Obj-C is unusable for many new Apple platform features. Not suitable for building anymore.
Electron - not available on iOS, so it is out of the question.
I make a living off my iOS/macOS apps so I am interested in ways to diversify without giving up the platform that makes me my money. These cross platform solutions for Swift are interesting for those targeting Apple platforms. I agree they are not compelling if you do not prioritize Apple platforms.
I can't make a living off Linux like I can on Apple. Android is also much less profitable. So Apple continues to make business sense for me, for what I build and who my customers are. And thus Swift.
Academia and higher education have long-established ideals, institutions receive considerations from society in light of that, and they are also supposed to be regulated in some ways (e.g., accreditation).
I think a better defense than the libertarian "don't tell me what to do with my property" would've taken the angle that "university X isn't actually becoming a factory for pumping out techbro libertarian scourges of society".
I am surprised that a university with the renown of Stanford would have a course specifically on "the fundamentals of how to build applications for iPhone and iPad using SwiftUI." Not even mobile UI/UX, or UI/UX principles in general; straight up yolo iOS.

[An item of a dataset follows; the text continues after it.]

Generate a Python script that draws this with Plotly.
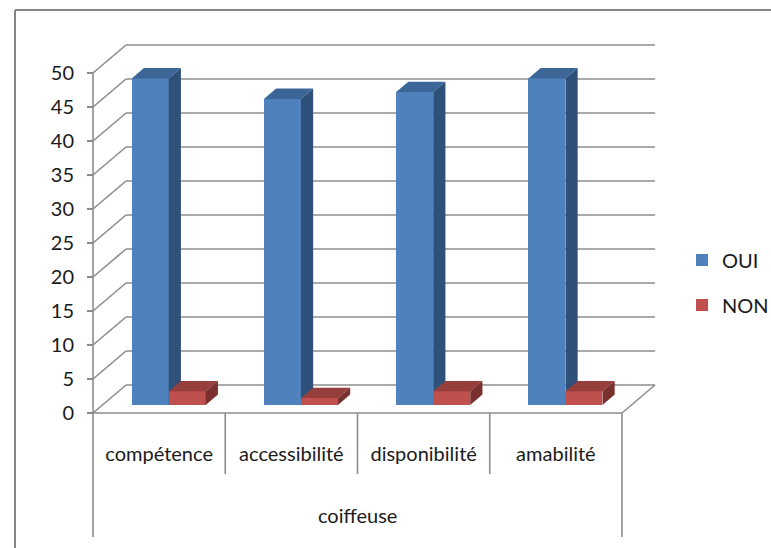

How do people not find this absolutely egregious?
At my uni, we organized protests for much smaller intrusions of corporate interests into education.
Is Stanford not much better than a bootcamp these days?
No? It was a legitimate question because there have been similar trends in other unis around the world, and I am not personally acquainted with Stanford things. I always held Stanford in high regard.
There was no Android, app store was new, there were no app bootcamps.
In 2025 if you wanted to offer a hands-on quantum computing class for Computer Science (not Physics), you'd need to pick a corporate product.